Records excerpted from a collection
►

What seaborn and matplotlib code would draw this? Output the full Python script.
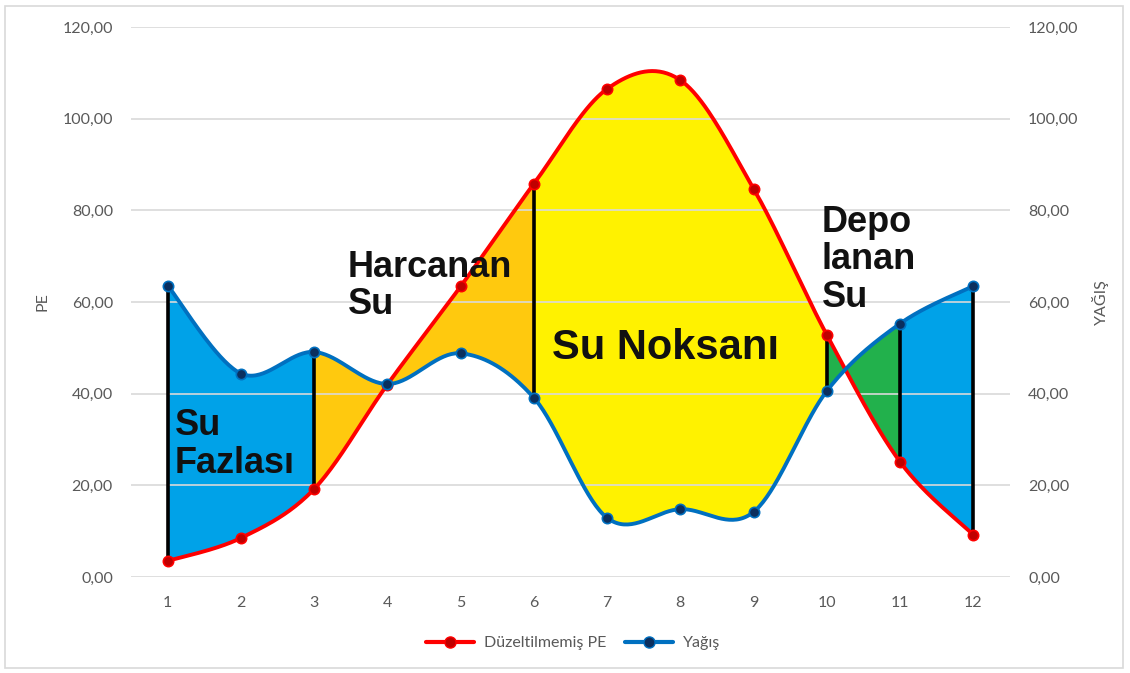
import numpy as np
import pandas as pd
import matplotlib
matplotlib.use("Agg")
import matplotlib.pyplot as plt
from matplotlib.lines import Line2D
from matplotlib.patches import Rectangle
import seaborn as sns

# ---- data ----
months = [1, 2, 3, 4, 5, 6, 7, 8, 9, 10, 11, 12]
pe = [3.5, 8.5, 19.2, 42.0, 63.4, 85.8, 106.5, 108.4, 84.7, 52.8, 25.1, 9.2]
yagis = [63.6, 44.4, 49.1, 42.1, 48.8, 39.1, 12.9, 14.8, 14.2, 40.6, 55.3, 63.5]
yticks = [0, 20, 40, 60, 80, 100, 120]
ytick_labels = ["0,00", "20,00", "40,00", "60,00", "80,00", "100,00", "120,00"]
series_names = ["Düzeltilmemiş PE", "Yağış"]
# regions between the curves: (start month, end month, colour)
regions = [(1, 3, "#00A2E8"), (3, 6, "#FFC90E"), (6, 10, "#FFF200"),
           (10, 11, "#22B14C"), (11, 12, "#00A2E8")]
divider_months = [1, 3, 6, 10, 11, 12]
# region labels: text, x (month), y (value), font size
labels = [("Su\nFazlası", 1.1, 28.9, 26), ("Harcanan\nSu", 3.46, 63.5, 26),
          ("Su Noksanı", 6.25, 50.0, 30), ("Depo\nlanan\nSu", 9.93, 69.2, 26)]

sns.set_theme(style="white")
plt.rcParams["font.family"] = ["Lato", "DejaVu Sans"]


def smooth(x, y, n=40):
    """Excel-style smoothed line (Catmull-Rom Bezier) sampled per segment."""
    x = np.asarray(x, float)
    y = np.asarray(y, float)
    P = np.column_stack([x, y])
    xs, ys, seg = [], [], []
    for i in range(len(P) - 1):
        p0 = P[i - 1] if i > 0 else P[i]
        p1, p2 = P[i], P[i + 1]
        p3 = P[i + 2] if i + 2 < len(P) else P[i + 1]
        c1 = p1 + (p2 - p0) / 6.0
        c2 = p2 - (p3 - p1) / 6.0
        t = np.linspace(0, 1, n)[:, None]
        b = ((1 - t) ** 3) * p1 + 3 * ((1 - t) ** 2) * t * c1 + 3 * (1 - t) * t ** 2 * c2 + t ** 3 * p2
        xs.append(b[:, 0]); ys.append(b[:, 1]); seg.append(np.full(n, i))
    return np.concatenate(xs), np.concatenate(ys), np.concatenate(seg)


fig = plt.figure(figsize=(11.3, 6.73), dpi=100)
ax = fig.add_axes([131 / 1130, 1 - 577 / 673, (1010 - 131) / 1130, (577 - 27) / 673])

sx, spe, seg = smooth(months, pe)
_, syg, _ = smooth(months, yagis)

# filled regions
for a, b, col in regions:
    m = (seg >= a - 1) & (seg < b - 1)
    ax.fill_between(sx[m], spe[m], syg[m], color=col, lw=0, zorder=1)

# vertical dividers
df = pd.DataFrame({"month": months, "pe": pe, "yagis": yagis})
for mth in divider_months:
    r = df[df.month == mth].iloc[0]
    ax.plot([mth, mth], [r.pe, r.yagis], color="black", lw=2.6, zorder=3, solid_capstyle="butt")

# smoothed lines
curve = pd.DataFrame({"x": sx, "pe": spe, "yagis": syg})
sns.lineplot(data=curve, x="x", y="pe", color="#FF0000", lw=2.8, sort=False, ax=ax, zorder=4)
sns.lineplot(data=curve, x="x", y="yagis", color="#0070C0", lw=2.8, sort=False, ax=ax, zorder=4)
# markers
sns.scatterplot(data=df, x="month", y="pe", color="#C00000", edgecolor="#FF0000",
                s=55, linewidth=1.2, ax=ax, zorder=5)
sns.scatterplot(data=df, x="month", y="yagis", color="#0B2F5E", edgecolor="#0070C0",
                s=55, linewidth=1.2, ax=ax, zorder=5)

for txt, xpos, ypos, fs in labels:
    ax.text(xpos, ypos, txt, fontsize=fs, fontweight="bold", family="Liberation Sans",
            color="#111111", zorder=6, linespacing=1.1, va="center", ha="left")

ax.set_xlim(0.5, 12.5)
ax.set_ylim(0, 120)
ax.set_xticks(months)
ax.set_xticklabels([str(m) for m in months])
ax.set_yticks(yticks)
ax.set_yticklabels(ytick_labels)
ax.set_axisbelow(False)
ax.grid(axis="y", color="#D9D9D9", lw=1.2)
ax.grid(axis="x", visible=False)
for s in ax.spines.values():
    s.set_visible(False)
ax.tick_params(axis="both", length=0, labelsize=11.5, labelcolor="#595959")
ax.tick_params(axis="y", pad=13)
ax.tick_params(axis="x", pad=14)
ax.set_xlabel("")
ax.set_ylabel("PE", fontsize=11.5, color="#595959", labelpad=9)

ax2 = ax.twinx()
ax2.set_ylim(0, 120)
ax2.set_yticks(yticks)
ax2.set_yticklabels(ytick_labels)
ax2.grid(False)
for s in ax2.spines.values():
    s.set_visible(False)
ax2.tick_params(axis="y", length=0, labelsize=11.5, labelcolor="#595959", pad=13)
ax2.set_ylabel("YAĞIŞ", fontsize=11.5, color="#595959", labelpad=10)

handles = [Line2D([0], [0], color="#FF0000", lw=3, marker="o", markersize=8,
                  markerfacecolor="#C00000", markeredgecolor="#FF0000"),
           Line2D([0], [0], color="#0070C0", lw=3, marker="o", markersize=8,
                  markerfacecolor="#0B2F5E", markeredgecolor="#0070C0")]
leg = fig.legend(handles, series_names, loc="center", bbox_to_anchor=(573 / 1130, 1 - 643 / 673),
                 ncol=2, frameon=False, fontsize=11.5, handlelength=3.0, columnspacing=1.2,
                 handletextpad=0.6)
for t in leg.get_texts():
    t.set_color("#595959")

fig.patches.append(Rectangle((5 / 1130, 5 / 673), 1118 / 1130, 662 / 673, transform=fig.transFigure,
                             fill=False, edgecolor="#D9D9D9", lw=1.2))

fig.savefig("out.png", dpi=100, facecolor="white")
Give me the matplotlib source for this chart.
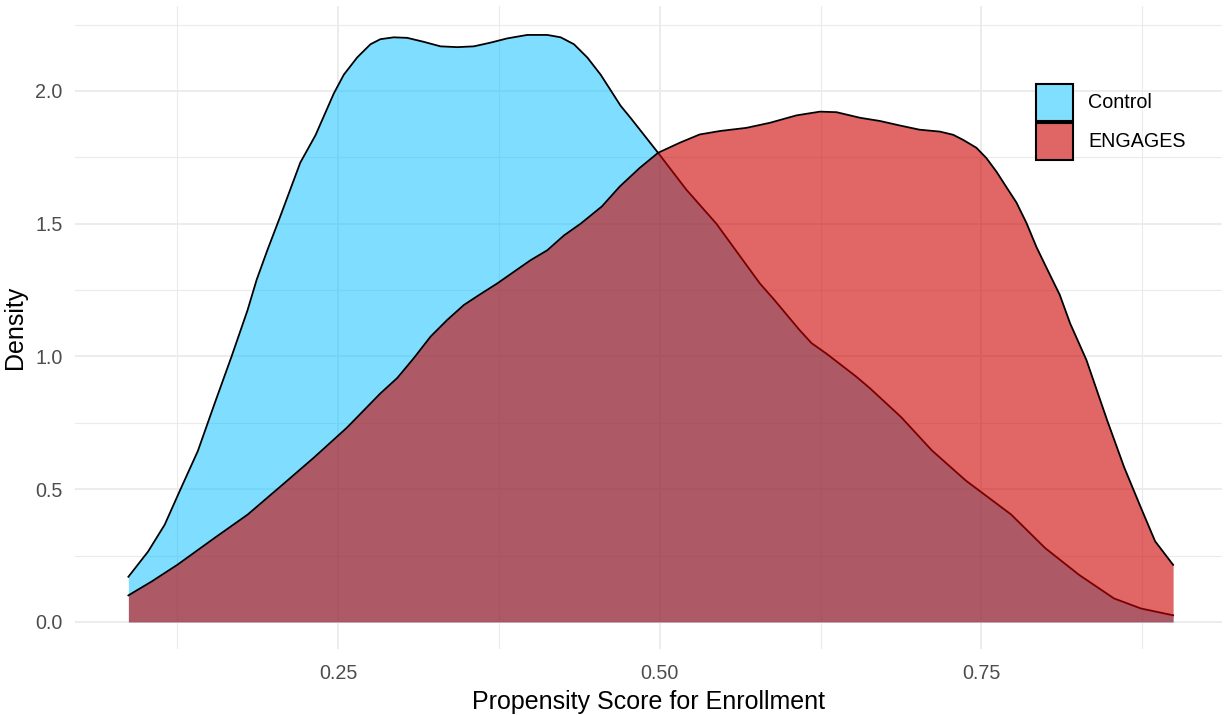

◄

Exercise objective —
Everything from the first line to the line with "import seaborn as sns" must be repeated exactly, and nothing else. Leave the pictures out.

Reply —
What seaborn and matplotlib code would draw this? Output the full Python script.
import numpy as np
import pandas as pd
import matplotlib
matplotlib.use("Agg")
import matplotlib.pyplot as plt
from matplotlib.lines import Line2D
from matplotlib.patches import Rectangle
import seaborn as sns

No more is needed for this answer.